Goal: In your copy, leave out the pictures and repeat the entries below exactly.

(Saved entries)
===============
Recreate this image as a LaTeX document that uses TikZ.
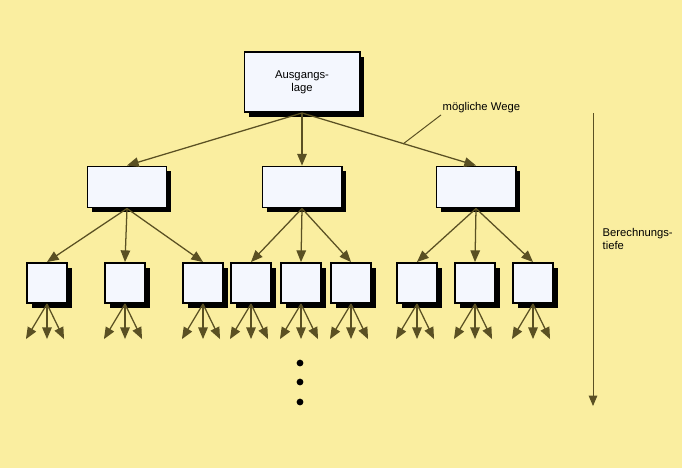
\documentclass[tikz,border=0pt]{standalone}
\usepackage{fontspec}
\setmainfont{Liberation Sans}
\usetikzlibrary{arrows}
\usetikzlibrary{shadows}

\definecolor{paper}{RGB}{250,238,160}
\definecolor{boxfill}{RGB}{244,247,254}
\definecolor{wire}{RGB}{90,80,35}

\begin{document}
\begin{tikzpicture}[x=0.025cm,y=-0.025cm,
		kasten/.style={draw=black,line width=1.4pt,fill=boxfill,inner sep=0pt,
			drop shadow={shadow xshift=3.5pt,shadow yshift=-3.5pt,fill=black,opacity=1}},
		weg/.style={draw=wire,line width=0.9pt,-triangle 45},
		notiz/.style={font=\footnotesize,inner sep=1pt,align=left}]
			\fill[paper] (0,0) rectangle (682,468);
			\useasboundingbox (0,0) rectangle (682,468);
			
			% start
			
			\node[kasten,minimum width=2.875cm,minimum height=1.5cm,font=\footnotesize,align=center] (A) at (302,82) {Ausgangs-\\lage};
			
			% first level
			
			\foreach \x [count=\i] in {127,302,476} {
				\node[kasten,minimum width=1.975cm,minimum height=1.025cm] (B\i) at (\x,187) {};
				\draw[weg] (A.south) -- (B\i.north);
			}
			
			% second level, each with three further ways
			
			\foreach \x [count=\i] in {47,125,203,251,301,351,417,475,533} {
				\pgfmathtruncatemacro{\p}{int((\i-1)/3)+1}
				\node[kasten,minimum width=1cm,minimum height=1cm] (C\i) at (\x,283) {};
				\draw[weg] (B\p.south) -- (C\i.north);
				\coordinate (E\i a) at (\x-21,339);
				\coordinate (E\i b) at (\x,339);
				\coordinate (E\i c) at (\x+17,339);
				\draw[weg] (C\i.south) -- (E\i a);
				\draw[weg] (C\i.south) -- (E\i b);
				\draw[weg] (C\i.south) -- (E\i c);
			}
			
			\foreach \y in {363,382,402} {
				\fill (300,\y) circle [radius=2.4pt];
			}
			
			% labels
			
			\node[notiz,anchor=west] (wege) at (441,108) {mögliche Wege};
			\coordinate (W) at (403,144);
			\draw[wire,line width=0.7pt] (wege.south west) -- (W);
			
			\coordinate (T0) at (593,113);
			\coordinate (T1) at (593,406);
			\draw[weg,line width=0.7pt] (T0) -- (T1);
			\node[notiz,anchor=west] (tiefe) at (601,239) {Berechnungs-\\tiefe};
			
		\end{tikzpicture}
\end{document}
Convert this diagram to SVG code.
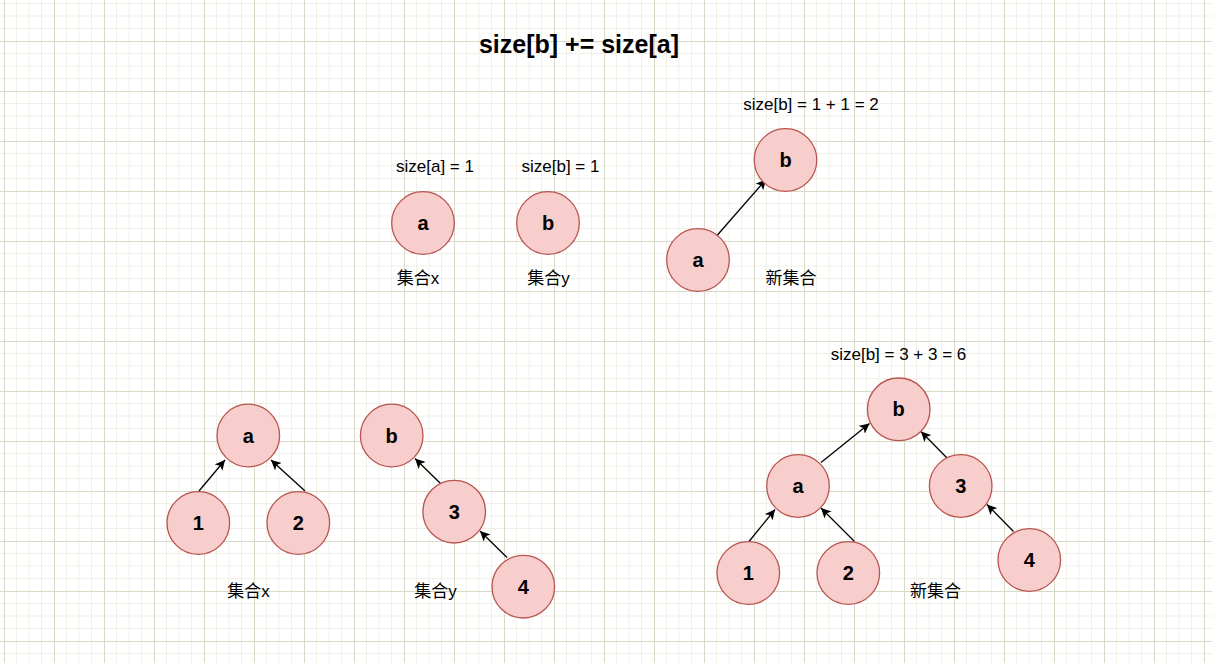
===============
Completed exercise:
Recreate this image as a LaTeX document that uses TikZ.
\documentclass[tikz,border=0pt]{standalone}
\usepackage{fontspec}
\setmainfont{Liberation Sans}
\usetikzlibrary{arrows}
\usetikzlibrary{shadows}

\definecolor{paper}{RGB}{250,238,160}
\definecolor{boxfill}{RGB}{244,247,254}
\definecolor{wire}{RGB}{90,80,35}

\begin{document}
\begin{tikzpicture}[x=0.025cm,y=-0.025cm,
		kasten/.style={draw=black,line width=1.4pt,fill=boxfill,inner sep=0pt,
			drop shadow={shadow xshift=3.5pt,shadow yshift=-3.5pt,fill=black,opacity=1}},
		weg/.style={draw=wire,line width=0.9pt,-triangle 45},
		notiz/.style={font=\footnotesize,inner sep=1pt,align=left}]
			\fill[paper] (0,0) rectangle (682,468);
			\useasboundingbox (0,0) rectangle (682,468);
			
			% start
			
			\node[kasten,minimum width=2.875cm,minimum height=1.5cm,font=\footnotesize,align=center] (A) at (302,82) {Ausgangs-\\lage};
			
			% first level
			
			\foreach \x [count=\i] in {127,302,476} {
				\node[kasten,minimum width=1.975cm,minimum height=1.025cm] (B\i) at (\x,187) {};
				\draw[weg] (A.south) -- (B\i.north);
			}
			
			% second level, each with three further ways
			
			\foreach \x [count=\i] in {47,125,203,251,301,351,417,475,533} {
				\pgfmathtruncatemacro{\p}{int((\i-1)/3)+1}
				\node[kasten,minimum width=1cm,minimum height=1cm] (C\i) at (\x,283) {};
				\draw[weg] (B\p.south) -- (C\i.north);
				\coordinate (E\i a) at (\x-21,339);
				\coordinate (E\i b) at (\x,339);
				\coordinate (E\i c) at (\x+17,339);
				\draw[weg] (C\i.south) -- (E\i a);
				\draw[weg] (C\i.south) -- (E\i b);
				\draw[weg] (C\i.south) -- (E\i c);
			}
			
			\foreach \y in {363,382,402} {
				\fill (300,\y) circle [radius=2.4pt];
			}
			
			% labels
			
			\node[notiz,anchor=west] (wege) at (441,108) {mögliche Wege};
			\coordinate (W) at (403,144);
			\draw[wire,line width=0.7pt] (wege.south west) -- (W);
			
			\coordinate (T0) at (593,113);
			\coordinate (T1) at (593,406);
			\draw[weg,line width=0.7pt] (T0) -- (T1);
			\node[notiz,anchor=west] (tiefe) at (601,239) {Berechnungs-\\tiefe};
			
		\end{tikzpicture}
\end{document}
Convert this diagram to SVG code.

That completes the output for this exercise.